The records:

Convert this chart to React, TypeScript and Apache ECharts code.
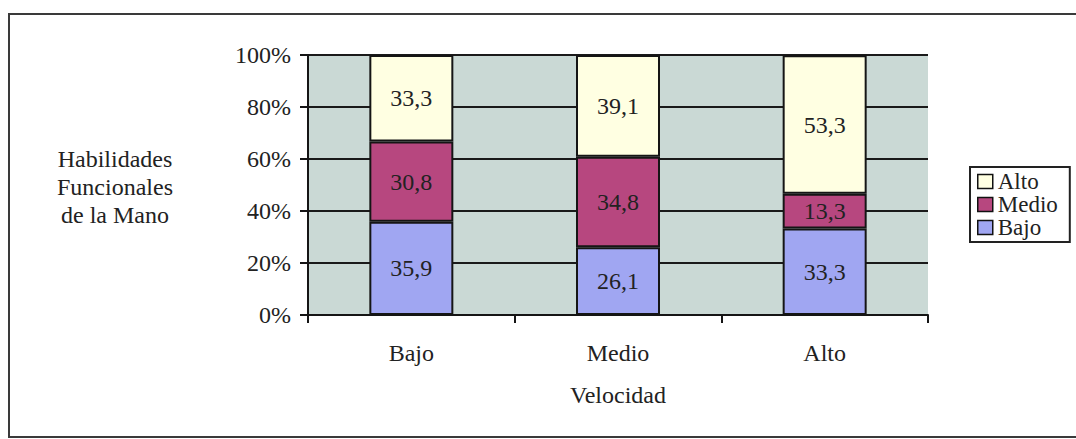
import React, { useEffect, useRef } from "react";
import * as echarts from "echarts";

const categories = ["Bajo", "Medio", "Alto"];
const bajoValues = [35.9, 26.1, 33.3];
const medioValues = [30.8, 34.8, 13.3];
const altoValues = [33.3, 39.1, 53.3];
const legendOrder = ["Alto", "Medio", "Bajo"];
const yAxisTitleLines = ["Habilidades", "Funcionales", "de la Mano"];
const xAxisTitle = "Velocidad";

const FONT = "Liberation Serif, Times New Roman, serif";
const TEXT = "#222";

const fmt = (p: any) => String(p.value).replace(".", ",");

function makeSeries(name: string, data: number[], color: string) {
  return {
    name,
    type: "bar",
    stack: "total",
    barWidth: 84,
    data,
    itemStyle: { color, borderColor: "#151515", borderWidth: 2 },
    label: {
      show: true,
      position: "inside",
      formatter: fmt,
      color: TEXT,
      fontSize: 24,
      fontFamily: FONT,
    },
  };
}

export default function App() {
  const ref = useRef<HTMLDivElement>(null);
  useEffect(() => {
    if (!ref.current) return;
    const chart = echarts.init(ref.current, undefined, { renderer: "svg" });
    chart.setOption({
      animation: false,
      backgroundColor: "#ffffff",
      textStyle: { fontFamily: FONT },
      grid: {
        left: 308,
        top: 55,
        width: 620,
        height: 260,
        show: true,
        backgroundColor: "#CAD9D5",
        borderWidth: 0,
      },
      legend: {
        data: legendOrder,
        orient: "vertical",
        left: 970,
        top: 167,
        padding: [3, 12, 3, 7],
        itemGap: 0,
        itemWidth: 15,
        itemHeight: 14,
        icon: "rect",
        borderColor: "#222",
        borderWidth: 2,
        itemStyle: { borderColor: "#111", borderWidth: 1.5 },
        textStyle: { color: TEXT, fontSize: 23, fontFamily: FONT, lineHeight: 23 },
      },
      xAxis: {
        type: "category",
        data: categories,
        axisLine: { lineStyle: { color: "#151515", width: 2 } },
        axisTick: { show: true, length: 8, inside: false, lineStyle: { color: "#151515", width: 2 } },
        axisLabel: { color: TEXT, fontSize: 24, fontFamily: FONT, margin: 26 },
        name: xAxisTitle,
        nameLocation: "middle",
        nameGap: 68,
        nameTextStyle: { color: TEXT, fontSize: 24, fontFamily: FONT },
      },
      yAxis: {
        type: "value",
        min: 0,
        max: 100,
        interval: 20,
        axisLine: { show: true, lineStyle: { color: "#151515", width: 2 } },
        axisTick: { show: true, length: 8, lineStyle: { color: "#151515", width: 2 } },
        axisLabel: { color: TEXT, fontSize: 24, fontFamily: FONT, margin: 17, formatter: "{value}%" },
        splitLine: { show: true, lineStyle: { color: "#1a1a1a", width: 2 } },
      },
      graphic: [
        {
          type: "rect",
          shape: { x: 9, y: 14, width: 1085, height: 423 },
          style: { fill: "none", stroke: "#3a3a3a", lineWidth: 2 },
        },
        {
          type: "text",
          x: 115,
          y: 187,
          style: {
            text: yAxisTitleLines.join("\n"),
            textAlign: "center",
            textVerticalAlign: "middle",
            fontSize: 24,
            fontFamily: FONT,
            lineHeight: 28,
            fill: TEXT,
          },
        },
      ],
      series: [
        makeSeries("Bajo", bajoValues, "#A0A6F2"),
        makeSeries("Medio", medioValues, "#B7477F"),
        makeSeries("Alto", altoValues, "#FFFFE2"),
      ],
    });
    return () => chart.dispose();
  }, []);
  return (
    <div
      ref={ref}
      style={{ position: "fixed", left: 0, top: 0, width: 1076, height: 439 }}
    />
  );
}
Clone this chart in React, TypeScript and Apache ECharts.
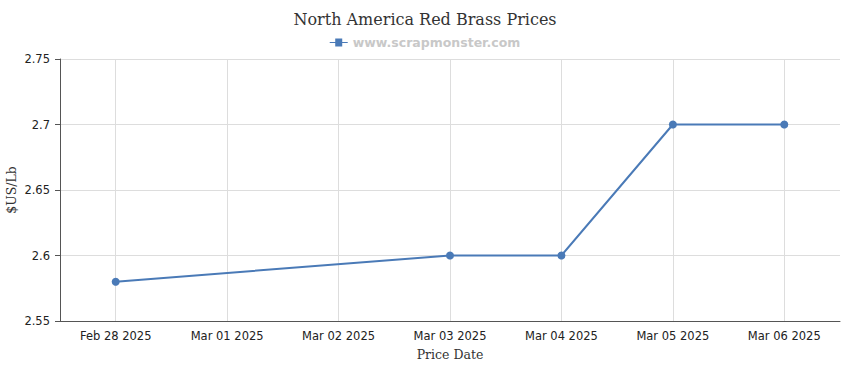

Problem requirements:
Extract all lines that hold the word "TypeScript".

Final answer:
Convert this chart to React, TypeScript and Apache ECharts code.
Clone this chart in React, TypeScript and Apache ECharts.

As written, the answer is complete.